I have questionnaire data where participants have inputted their date of birth in a wide variety of formats:
ID <- c(101,102,103,104,105,106,107)
dob <- c("20/04/2001","29/10/2000","September 1 2012","15/11/00","20.01.1999","April 20th 1999", "04/08/01")
df <- data.frame(ID, dob)
Before doing any analysis, I need to be able to subset the data when it is not in the correct format (i.e. dd/mm/yr) and then correct each cell in turn manually.
I tried using:
df$dob <- strptime(dob, "%d/%m/%Y")
... to highlight which of my dates were in the correct format, but I just get NAs for the dates that are inputted incorrectly which is not helpful if I want to subsequently change them (using the ID as a reference).
Does anyone have any ideas which may be able to help me?
Disclaimer: I'm not sure if I understood your question completely.
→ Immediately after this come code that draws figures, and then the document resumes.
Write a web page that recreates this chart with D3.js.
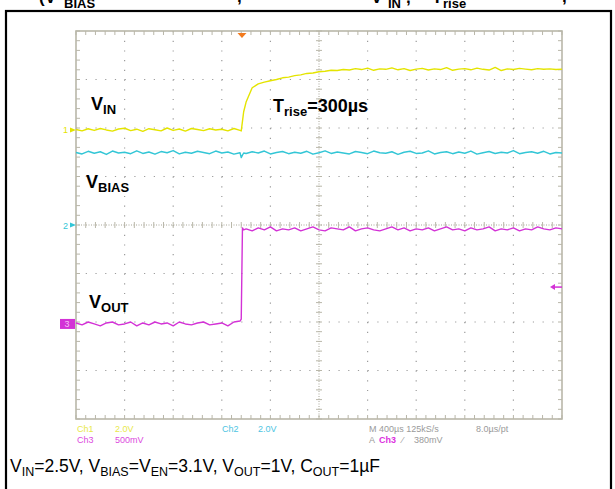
<!DOCTYPE html>
<html>
<head>
<meta charset="utf-8">
<script src="https://cdn.jsdelivr.net/npm/d3@7"></script>
<style>
  html, body { margin: 0; padding: 0; background: #fff; }
  svg { display: block; font-family: 'Liberation Sans', Arial, sans-serif; }
</style>
</head>
<body>
<div id="chart"></div>
<script>
let width = 615
let height = 489

// time base, ms (10 div x 400us)
let timeMs = [
	0, 0.05, 0.1, 0.15, 0.2, 0.25, 0.3, 0.35, 0.4, 0.45, 0.5, 0.55, 0.6, 0.65,
	0.7, 0.75, 0.8, 0.85, 0.9, 0.95, 1.0, 1.05, 1.1, 1.15, 1.2, 1.25, 1.3, 1.35,
	1.36, 1.37, 1.38,
	1.4, 1.45, 1.5, 1.55, 1.6, 1.65, 1.7, 1.75, 1.8, 1.85, 1.9, 1.95, 2.0, 2.05,
	2.1, 2.15, 2.2, 2.25, 2.3, 2.35, 2.4, 2.45, 2.5, 2.55, 2.6, 2.65, 2.7, 2.75,
	2.8, 2.85, 2.9, 2.95, 3.0, 3.05, 3.1, 3.15, 3.2, 3.25, 3.3, 3.35, 3.4, 3.45,
	3.5, 3.55, 3.6, 3.65, 3.7, 3.75, 3.8, 3.85, 3.9, 3.95, 4.0
]

// volts
let vin = [
	0.02, -0.04, 0.05, -0.02, 0.06, 0.00, -0.05, 0.04, 0.07, -0.03, 0.03, -0.06, 0.05, 0.01,
	-0.04, 0.08, -0.02, 0.04, -0.05, 0.06, 0.02, -0.03, 0.05, 0.00, 0.03, -0.04, 0.06, -0.02,
	-0.04, 0.35, 0.75,
	1.15, 1.74, 1.90, 1.97, 2.03, 2.08, 2.15, 2.18, 2.24, 2.27, 2.33, 2.35, 2.40, 2.42,
	2.46, 2.45, 2.49, 2.47, 2.53, 2.49, 2.55, 2.46, 2.52, 2.50, 2.56, 2.48, 2.53, 2.45,
	2.51, 2.54, 2.47, 2.52, 2.49, 2.57, 2.46, 2.51, 2.53, 2.48, 2.55, 2.50, 2.47, 2.58,
	2.45, 2.52, 2.49, 2.54, 2.51, 2.48, 2.53, 2.50, 2.52, 2.49, 2.51
]

let vbias = [
	2.99, 2.93, 3.04, 2.96, 3.02, 2.91, 3.05, 2.97, 3.00, 2.94, 3.06, 2.95, 3.01, 2.92,
	3.03, 2.98, 3.07, 2.93, 3.00, 2.96, 3.04, 2.99, 2.94, 3.05, 2.97, 3.01, 2.92, 2.98,
	2.78, 2.88, 2.97,
	2.95, 3.02, 2.97, 3.05, 2.93, 2.99, 3.03, 2.94, 3.00, 2.96, 3.04, 2.92, 2.98, 3.06,
	2.95, 3.01, 2.97, 2.93, 3.03, 2.99, 2.94, 3.05, 2.98, 2.96, 3.02, 2.91, 3.00, 3.04,
	2.95, 2.97, 3.06, 2.93, 2.99, 3.02, 2.94, 3.01, 2.96, 3.05, 2.92, 2.98, 3.03, 2.95,
	3.00, 2.97, 3.07, 2.94, 2.99, 3.02, 2.96, 3.04, 2.93, 2.99, 2.97
]

let vout = [
	0.01, -0.01, 0.02, 0.00, -0.02, 0.01, 0.02, -0.01, 0.00, 0.02, -0.02, 0.01, -0.01, 0.02,
	0.00, 0.01, -0.02, 0.02, 0.00, -0.01, 0.01, 0.02, -0.01, 0.00, 0.01, -0.02, 0.02, 0.03,
	0.05, 0.99, 0.97,
	0.98, 0.96, 0.99, 0.97, 1.00, 0.96, 0.98, 0.97, 0.99, 0.96, 0.98, 1.00, 0.97, 0.96,
	0.99, 0.98, 0.97, 1.00, 0.96, 0.98, 0.99, 0.97, 0.96, 0.98, 1.00, 0.97, 0.99, 0.96,
	0.98, 0.97, 0.99, 0.96, 0.98, 1.00, 0.97, 0.98, 0.96, 0.99, 0.97, 0.98, 1.00, 0.96,
	0.98, 0.97, 0.99, 0.96, 0.98, 0.97, 1.00, 0.98, 0.97, 0.99, 0.98
]

let triggerTime = 1.366
let triggerLevel = 0.38

let channels = [
	{ id: 1, values: vin, voltsPerDiv: 2.0, groundDiv: 1.96, color: '#e4e400' },
	{ id: 2, values: vbias, voltsPerDiv: 2.0, groundDiv: 0, color: '#33c6d6' },
	{ id: 3, values: vout, voltsPerDiv: 0.5, groundDiv: -2.04, color: '#d332d6' }
]

let svg = d3
	.select('#chart')
	.append('svg')
	.attr('width', width)
	.attr('height', height)

let x = d3.scaleLinear().domain([0, 4]).range([76, 562])
let y = d3.scaleLinear().domain([-4, 4]).range([419, 31])

let minorX = (x(0.4) - x(0)) / 5
let minorY = (y(-4) - y(-3)) / 5
let gridCol = '#b9b7a9'

// clipped title line above the frame
let title = svg.append('g').attr('font-weight', 'bold').attr('fill', '#000')
title.append('text').attr('x', 39).attr('y', 3).attr('font-size', 17).text('(V')
title.append('text').attr('x', 64).attr('y', 8).attr('font-size', 13).text('BIAS')
title.append('text').attr('x', 237).attr('y', 2).attr('font-size', 17).text(',')
title.append('text').attr('x', 371).attr('y', 3).attr('font-size', 17).text('V')
title.append('text').attr('x', 388).attr('y', 8).attr('font-size', 13).text('IN')
title.append('text').attr('x', 406).attr('y', 3).attr('font-size', 17).text(',')
title.append('text').attr('x', 432).attr('y', 3).attr('font-size', 17).text('T')
title.append('text').attr('x', 443).attr('y', 8).attr('font-size', 13).text('rise')
title.append('text').attr('x', 562).attr('y', 2).attr('font-size', 17).text(',')

// outer frame
svg
	.append('rect')
	.attr('x', 6)
	.attr('y', 11)
	.attr('width', 605)
	.attr('height', 500)
	.attr('fill', '#fff')
	.attr('stroke', '#000')
	.attr('stroke-width', 2.2)

let grid = svg.append('g')

// dotted division lines
d3.range(1, 10).forEach(d => {
	if (d === 5) return
	grid
		.append('line')
		.attr('x1', x(d * 0.4))
		.attr('x2', x(d * 0.4))
		.attr('y1', y(4))
		.attr('y2', y(-4))
		.attr('stroke', '#9c9c9c')
		.attr('stroke-width', 1.2)
		.attr('stroke-dasharray', `1.2 ${minorY - 1.2}`)
})
d3.range(-3, 4).forEach(d => {
	if (d === 0) return
	grid
		.append('line')
		.attr('x1', x(0))
		.attr('x2', x(4))
		.attr('y1', y(d))
		.attr('y2', y(d))
		.attr('stroke', '#9c9c9c')
		.attr('stroke-width', 1.2)
		.attr('stroke-dasharray', `1.2 ${minorX - 1.2}`)
})

// centre cross
grid
	.append('line')
	.attr('x1', x(0)).attr('x2', x(4))
	.attr('y1', y(0)).attr('y2', y(0))
	.attr('stroke', '#a8a698').attr('stroke-dasharray', '1 1.5')
grid
	.append('line')
	.attr('x1', x(2)).attr('x2', x(2))
	.attr('y1', y(4)).attr('y2', y(-4))
	.attr('stroke', '#a8a698').attr('stroke-dasharray', '1 1.5')

// minor ticks on the cross and on the border
let ticksX = d3.range(0, 51).map(i => x(0) + i * minorX)
let ticksY = d3.range(0, 41).map(i => y(4) + i * minorY)
ticksX.forEach(px => {
	grid.append('line').attr('x1', px).attr('x2', px).attr('y1', y(0) - 3).attr('y2', y(0) + 3)
		.attr('stroke', gridCol)
	grid.append('line').attr('x1', px).attr('x2', px).attr('y1', y(4)).attr('y2', y(4) + 4)
		.attr('stroke', gridCol)
	grid.append('line').attr('x1', px).attr('x2', px).attr('y1', y(-4)).attr('y2', y(-4) - 4)
		.attr('stroke', gridCol)
})
ticksY.forEach(py => {
	grid.append('line').attr('x1', x(2) - 3).attr('x2', x(2) + 3).attr('y1', py).attr('y2', py)
		.attr('stroke', gridCol)
	grid.append('line').attr('x1', x(0)).attr('x2', x(0) + 4).attr('y1', py).attr('y2', py)
		.attr('stroke', gridCol)
	grid.append('line').attr('x1', x(4)).attr('x2', x(4) - 4).attr('y1', py).attr('y2', py)
		.attr('stroke', gridCol)
})

grid
	.append('rect')
	.attr('x', x(0))
	.attr('y', y(4))
	.attr('width', x(4) - x(0))
	.attr('height', y(-4) - y(4))
	.attr('fill', 'none')
	.attr('stroke', gridCol)
	.attr('stroke-width', 1.6)

// traces
channels.forEach(ch => {
	let line = d3
		.line()
		.x((d, i) => x(timeMs[i]))
		.y(d => y(ch.groundDiv + d / ch.voltsPerDiv))
	svg
		.append('path')
		.datum(ch.values)
		.attr('d', line)
		.attr('fill', 'none')
		.attr('stroke', ch.color)
		.attr('stroke-width', 1.4)
		.attr('stroke-linejoin', 'round')
})

// ground markers on the left
channels.forEach(ch => {
	let gy = y(ch.groundDiv)
	if (ch.id === 3) {
		svg.append('rect').attr('x', 60).attr('y', gy - 5).attr('width', 15).attr('height', 10)
			.attr('fill', ch.color)
		svg.append('text').attr('x', 67).attr('y', gy + 3.5).attr('font-size', 9)
			.attr('text-anchor', 'middle').attr('fill', '#f4c0f4').text(ch.id)
		return
	}
	svg.append('text').attr('x', 68).attr('y', gy + 3.5).attr('font-size', 9)
		.attr('text-anchor', 'end').attr('fill', ch.color).text(ch.id)
	svg.append('path')
		.attr('d', `M${x(0) - 6},${gy - 2.5}L${x(0)},${gy}L${x(0) - 6},${gy + 2.5}Z`)
		.attr('fill', ch.color)
})

// trigger position and trigger level
let tx = x(triggerTime)
svg
	.append('path')
	.attr('d', `M${tx - 4.5},${y(4) + 2}L${tx + 4.5},${y(4) + 2}L${tx},${y(4) + 7}Z`)
	.attr('fill', '#f27a1e')
let ty = y(channels[2].groundDiv + triggerLevel / channels[2].voltsPerDiv)
svg
	.append('line')
	.attr('x1', x(4) - 10).attr('x2', x(4))
	.attr('y1', ty).attr('y2', ty)
	.attr('stroke', channels[2].color).attr('stroke-width', 1.5)
svg
	.append('path')
	.attr('d', `M${x(4) - 12},${ty}L${x(4) - 7},${ty - 3}L${x(4) - 7},${ty + 3}Z`)
	.attr('fill', channels[2].color)

// signal labels
let subLabel = (px, py, main, sub, extra) => {
	let t = svg.append('text').attr('x', px).attr('y', py).attr('font-weight', 'bold')
		.attr('font-size', 18).attr('fill', '#000')
	t.append('tspan').text(main)
	t.append('tspan').attr('font-size', 13).attr('dy', 4).text(sub)
	if (extra) t.append('tspan').attr('dy', -4).text(extra)
}
subLabel(91, 110, 'V', 'IN')
subLabel(86, 188, 'V', 'BIAS')
subLabel(89, 308, 'V', 'OUT')
subLabel(273, 112, 'T', 'rise', '=300µs')

// scope readout
let readout = svg.append('g').attr('font-size', 9)
let rd = (px, py, txt, col, bold) =>
	readout.append('text').attr('x', px).attr('y', py).attr('fill', col)
		.attr('font-weight', bold ? 'bold' : 'normal').text(txt)
rd(77, 432, 'Ch1', '#e8e84a')
rd(115, 432, '2.0V', '#e8e84a')
rd(77, 443, 'Ch3', '#dc4ade')
rd(115, 443, '500mV', '#dc4ade')
rd(222, 432, 'Ch2', '#4ec4e2')
rd(258, 432, '2.0V', '#4ec4e2')
rd(369, 432, 'M 400µs 125kS/s', '#9a9a9a')
rd(476, 432, '8.0µs/pt', '#9a9a9a')
rd(369, 443, 'A', '#9a9a9a')
rd(379, 443, 'Ch3', '#dc32de', true)
rd(402, 443, '⁄', '#9a9a9a')
rd(414, 443, '380mV', '#9a9a9a')

// caption
let cap = svg.append('text').attr('x', 10).attr('y', 472).attr('font-size', 17.5).attr('fill', '#000')
let capParts = [['V', 'IN', '=2.5V, '], ['V', 'BIAS', '=' ], ['V', 'EN', '=3.1V, '], ['V', 'OUT', '=1V, '], ['C', 'OUT', '=1µF']]
capParts.forEach(p => {
	cap.append('tspan').text(p[0])
	cap.append('tspan').attr('font-size', 12.5).attr('dy', 4).text(p[1])
	cap.append('tspan').attr('dy', -4).text(p[2])
})
</script>
</body>
</html>
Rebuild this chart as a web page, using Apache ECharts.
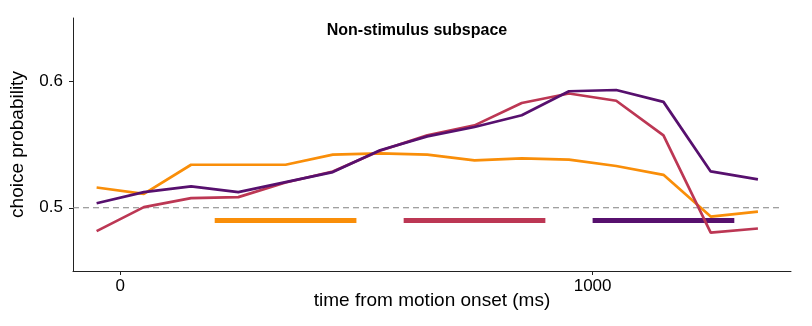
<!DOCTYPE html>
<html><head><meta charset="utf-8">
<script src="https://cdn.jsdelivr.net/npm/echarts@6/dist/echarts.min.js"></script>
<style>html,body{margin:0;padding:0;background:#fff}#c{width:812px;height:326px}</style>
</head><body><div id="c"></div>
<script>
const times = [-50, 50, 150, 250, 350, 450, 550, 650, 750, 850, 950, 1050, 1150, 1250, 1350];
const orangeVals = [0.516, 0.511, 0.534, 0.534, 0.534, 0.542, 0.543, 0.542, 0.5375, 0.539, 0.538, 0.533, 0.526, 0.493, 0.497];
const redVals = [0.4815, 0.5005, 0.5076, 0.5084, 0.520, 0.5287, 0.545, 0.5572, 0.5651, 0.5828, 0.5903, 0.5846, 0.5572, 0.4804, 0.4836];
const purpleVals = [0.5036, 0.5124, 0.5169, 0.5124, 0.5203, 0.5282, 0.5454, 0.5564, 0.5638, 0.5731, 0.5921, 0.5931, 0.5837, 0.5287, 0.5224];
const sigOrange = [200, 500];
const sigRed = [600, 900];
const sigPurple = [1000, 1300];
const sigLevel = 0.49;
const chanceLevel = 0.5;
const chanceSpan = [-100, 1400];
const xTicks = [0, 1000];
const yTicks = [0.5, 0.6];

const COL = {orange: '#f98e09', red: '#bc3754', purple: '#57106e'};
const pair = (xs, ys) => xs.map((x, i) => [x, ys[i]]);
const lineS = (vals, c) => ({type: 'line', data: pair(times, vals), symbol: 'none', lineStyle: {color: c, width: 2.7}, z: 3, silent: true});
const barS = (span, c) => ({type: 'line', data: [[span[0], sigLevel], [span[1], sigLevel]], symbol: 'none', lineStyle: {color: c, width: 5, cap: 'butt'}, z: 2, silent: true});

const chart = echarts.init(document.getElementById('c'), null, {renderer: 'canvas'});
chart.setOption({
  animation: false,
  title: {text: 'Non-stimulus subspace', left: 412, top: 18, textAlign: 'center',
    textStyle: {fontFamily: 'Liberation Sans', fontSize: 16, fontWeight: 'bold', color: '#000'}},
  grid: {left: 72, right: 21, top: 18, bottom: 55},
  xAxis: {type: 'value', min: -100, max: 1420,
    name: 'time from motion onset (ms)', nameLocation: 'middle', nameGap: 20, nameMoveOverlap: false,
    nameTextStyle: {fontFamily: 'Liberation Sans', fontSize: 19, color: '#000'},
    axisLine: {onZero: false, lineStyle: {color: '#222', width: 1}},
    axisTick: {show: true, length: 4, customValues: xTicks, lineStyle: {color: '#222'}},
    axisLabel: {customValues: xTicks, fontFamily: 'Liberation Sans', fontSize: 17, color: '#000', margin: 7,
      formatter: v => String(v)},
    splitLine: {show: false}},
  yAxis: {type: 'value', min: 0.45, max: 0.65,
    name: 'choice probability', nameLocation: 'middle', nameGap: 46, nameMoveOverlap: false,
    nameTextStyle: {fontFamily: 'Liberation Sans', fontSize: 19, color: '#000'},
    axisLine: {show: true, onZero: false, lineStyle: {color: '#222', width: 1}},
    axisTick: {show: true, length: 4, customValues: yTicks, lineStyle: {color: '#222'}},
    axisLabel: {customValues: yTicks, fontFamily: 'Liberation Sans', fontSize: 17, color: '#000', margin: 10,
      formatter: v => v.toFixed(1)},
    splitLine: {show: false}},
  series: [
    {type: 'line', data: [[chanceSpan[0], chanceLevel], [chanceSpan[1], chanceLevel]], symbol: 'none',
      lineStyle: {color: '#808080', width: 1, type: [6, 4]}, z: 1, silent: true},
    barS(sigOrange, COL.orange), barS(sigRed, COL.red), barS(sigPurple, COL.purple),
    lineS(orangeVals, COL.orange), lineS(redVals, COL.red), lineS(purpleVals, COL.purple)
  ]
});
</script></body></html>
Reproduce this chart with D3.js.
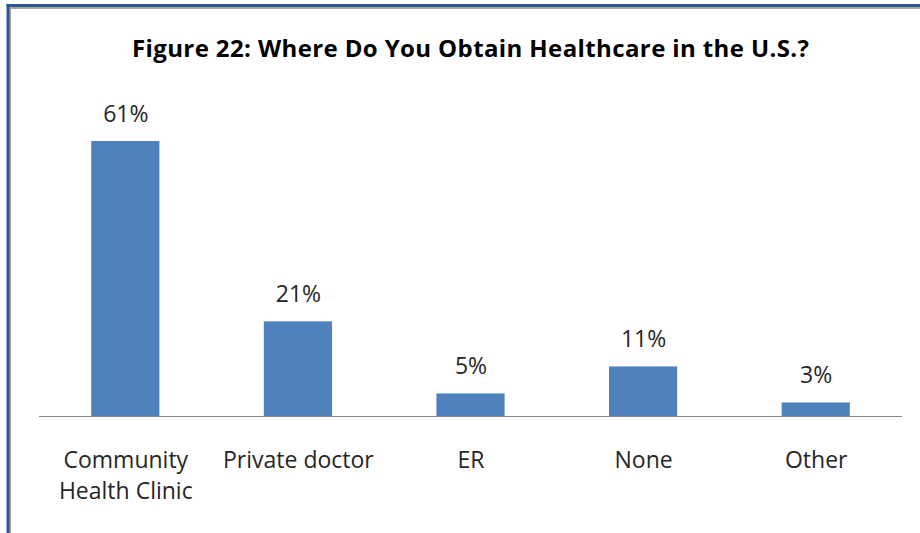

In the snippet below, dob2 will contain a date or NA based on whether dob is in the correct format. You should be able to filter for is.na(dob2) to get the incorrect data. Note that 03/04/2013 can be interpreted as 3rd March or 4th April but you seem to be assuming it to be 3rd April so I went with it.
EDIT- added output. btw, you could also have done something like
df[is.na(as.Date(dob, "%d/%m/%Y"))]
Check out the
lubridate
package.